> EXERCISE: Restate each of the lines below word for word and drop every picture.
↓↓↓
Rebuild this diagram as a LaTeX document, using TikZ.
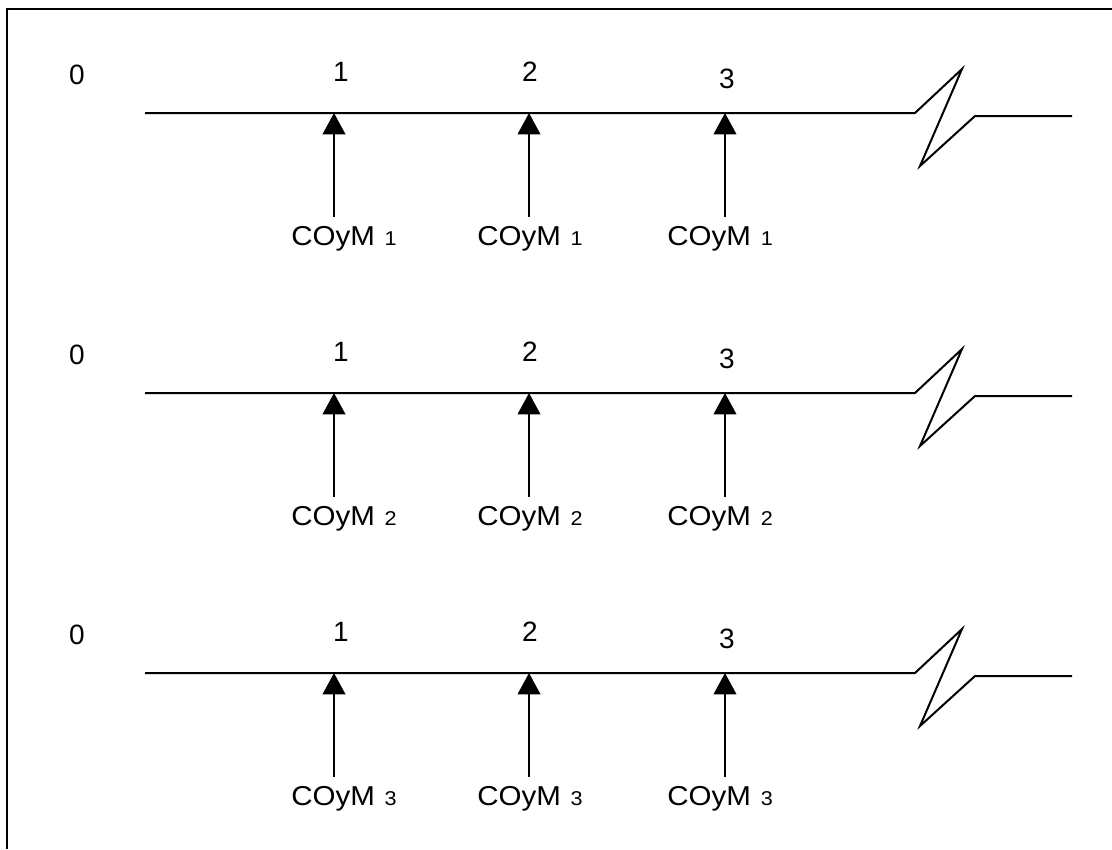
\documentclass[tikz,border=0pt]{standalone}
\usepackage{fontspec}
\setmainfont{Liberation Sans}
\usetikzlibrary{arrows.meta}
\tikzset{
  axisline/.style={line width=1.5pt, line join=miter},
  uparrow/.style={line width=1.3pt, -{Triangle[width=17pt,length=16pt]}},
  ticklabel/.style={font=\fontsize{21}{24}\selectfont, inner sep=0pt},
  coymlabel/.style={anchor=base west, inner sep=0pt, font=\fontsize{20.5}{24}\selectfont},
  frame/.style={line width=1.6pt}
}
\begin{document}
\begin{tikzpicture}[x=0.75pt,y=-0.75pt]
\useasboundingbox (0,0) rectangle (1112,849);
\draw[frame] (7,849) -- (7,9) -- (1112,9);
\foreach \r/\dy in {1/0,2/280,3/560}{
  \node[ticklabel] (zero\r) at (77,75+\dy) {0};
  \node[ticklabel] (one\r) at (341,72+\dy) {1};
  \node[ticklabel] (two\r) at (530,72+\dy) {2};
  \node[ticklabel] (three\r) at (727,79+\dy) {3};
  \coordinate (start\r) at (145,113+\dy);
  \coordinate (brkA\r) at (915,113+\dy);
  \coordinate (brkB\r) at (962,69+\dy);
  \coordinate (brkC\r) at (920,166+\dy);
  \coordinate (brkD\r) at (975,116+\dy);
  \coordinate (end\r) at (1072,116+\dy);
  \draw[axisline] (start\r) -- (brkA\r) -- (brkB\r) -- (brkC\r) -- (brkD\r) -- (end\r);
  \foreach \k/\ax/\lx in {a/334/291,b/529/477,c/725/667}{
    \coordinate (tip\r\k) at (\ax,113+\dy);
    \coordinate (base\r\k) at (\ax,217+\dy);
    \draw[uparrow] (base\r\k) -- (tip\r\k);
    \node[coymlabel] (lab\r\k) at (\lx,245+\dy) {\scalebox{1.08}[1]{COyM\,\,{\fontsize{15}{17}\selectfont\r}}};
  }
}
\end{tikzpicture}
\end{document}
↑↑↑
> ANSWER TO THIS TASK:
Rebuild this diagram as a LaTeX document, using TikZ.
\documentclass[tikz,border=0pt]{standalone}
\usepackage{fontspec}
\setmainfont{Liberation Sans}
\usetikzlibrary{arrows.meta}
\tikzset{
  axisline/.style={line width=1.5pt, line join=miter},
  uparrow/.style={line width=1.3pt, -{Triangle[width=17pt,length=16pt]}},
  ticklabel/.style={font=\fontsize{21}{24}\selectfont, inner sep=0pt},
  coymlabel/.style={anchor=base west, inner sep=0pt, font=\fontsize{20.5}{24}\selectfont},
  frame/.style={line width=1.6pt}
}
\begin{document}
\begin{tikzpicture}[x=0.75pt,y=-0.75pt]
\useasboundingbox (0,0) rectangle (1112,849);
\draw[frame] (7,849) -- (7,9) -- (1112,9);
\foreach \r/\dy in {1/0,2/280,3/560}{
  \node[ticklabel] (zero\r) at (77,75+\dy) {0};
  \node[ticklabel] (one\r) at (341,72+\dy) {1};
  \node[ticklabel] (two\r) at (530,72+\dy) {2};
  \node[ticklabel] (three\r) at (727,79+\dy) {3};
  \coordinate (start\r) at (145,113+\dy);
  \coordinate (brkA\r) at (915,113+\dy);
  \coordinate (brkB\r) at (962,69+\dy);
  \coordinate (brkC\r) at (920,166+\dy);
  \coordinate (brkD\r) at (975,116+\dy);
  \coordinate (end\r) at (1072,116+\dy);
  \draw[axisline] (start\r) -- (brkA\r) -- (brkB\r) -- (brkC\r) -- (brkD\r) -- (end\r);
  \foreach \k/\ax/\lx in {a/334/291,b/529/477,c/725/667}{
    \coordinate (tip\r\k) at (\ax,113+\dy);
    \coordinate (base\r\k) at (\ax,217+\dy);
    \draw[uparrow] (base\r\k) -- (tip\r\k);
    \node[coymlabel] (lab\r\k) at (\lx,245+\dy) {\scalebox{1.08}[1]{COyM\,\,{\fontsize{15}{17}\selectfont\r}}};
  }
}
\end{tikzpicture}
\end{document}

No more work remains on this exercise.